Pur trapassati da giorni che sono chiodi, da minuti che sono condanne, pur camminando verso il punto in cui qualsiasi smisurato universo frugato dai telescopi finisce, si dà così agilmente per scontata la Croce. Non ci si ricorda che sono due pezzi di legno inchiodati uno sull’altro per inchiodare il nostro respiro, finché comincia a raschiare il petto, a farsi innaturale, a uscire a scatti, a perdersi in una nebbia che non si sa da dove viene e tappa le orecchie, impasta i sensi, copre tutto.

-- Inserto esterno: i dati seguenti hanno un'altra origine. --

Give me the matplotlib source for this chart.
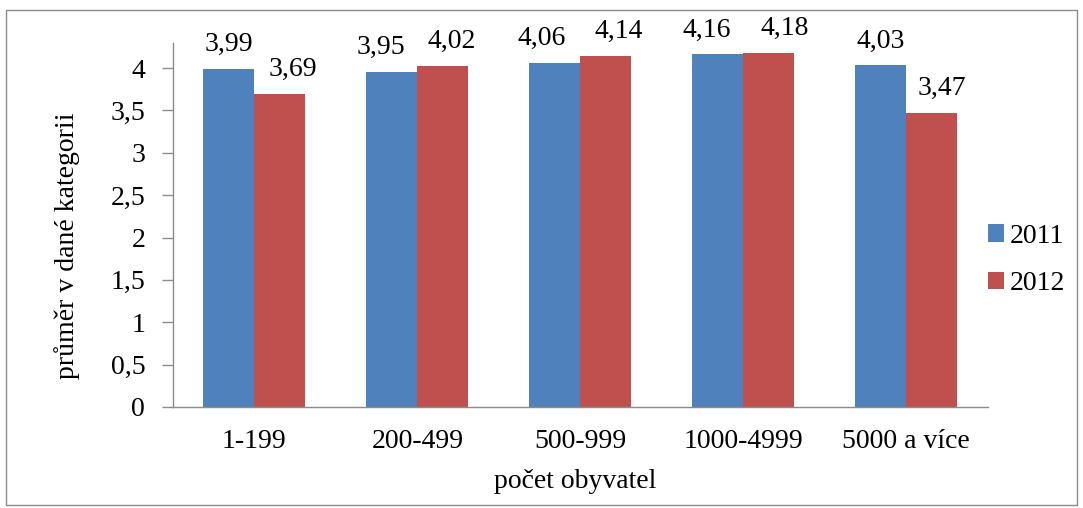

Ci inchiniamo e sforziamo la voce perché il canto riesca a dire qualcosa – o anche solo ascoltiamo. Attendiamo. Forse, che improvvisamente l’aula si riempia di tutti quelli che sono fuori e sono ugualissimi a noi, e stanno anche loro sospesi tra i due ladroni, traditi, dimenticati, cancellati, morsi dal male, dalla paura, dalla solitudine. Ingannati dalla furbizia dei loro stessi pensieri. «Nel cuore sta il centro: per questo si adora il cuore di Gesù; il suo capo lo si adora soltanto quando è ricoperto di piaghe e di sangue: cioè come rivelazione del suo cuore» (Hans Urs von Balthasar).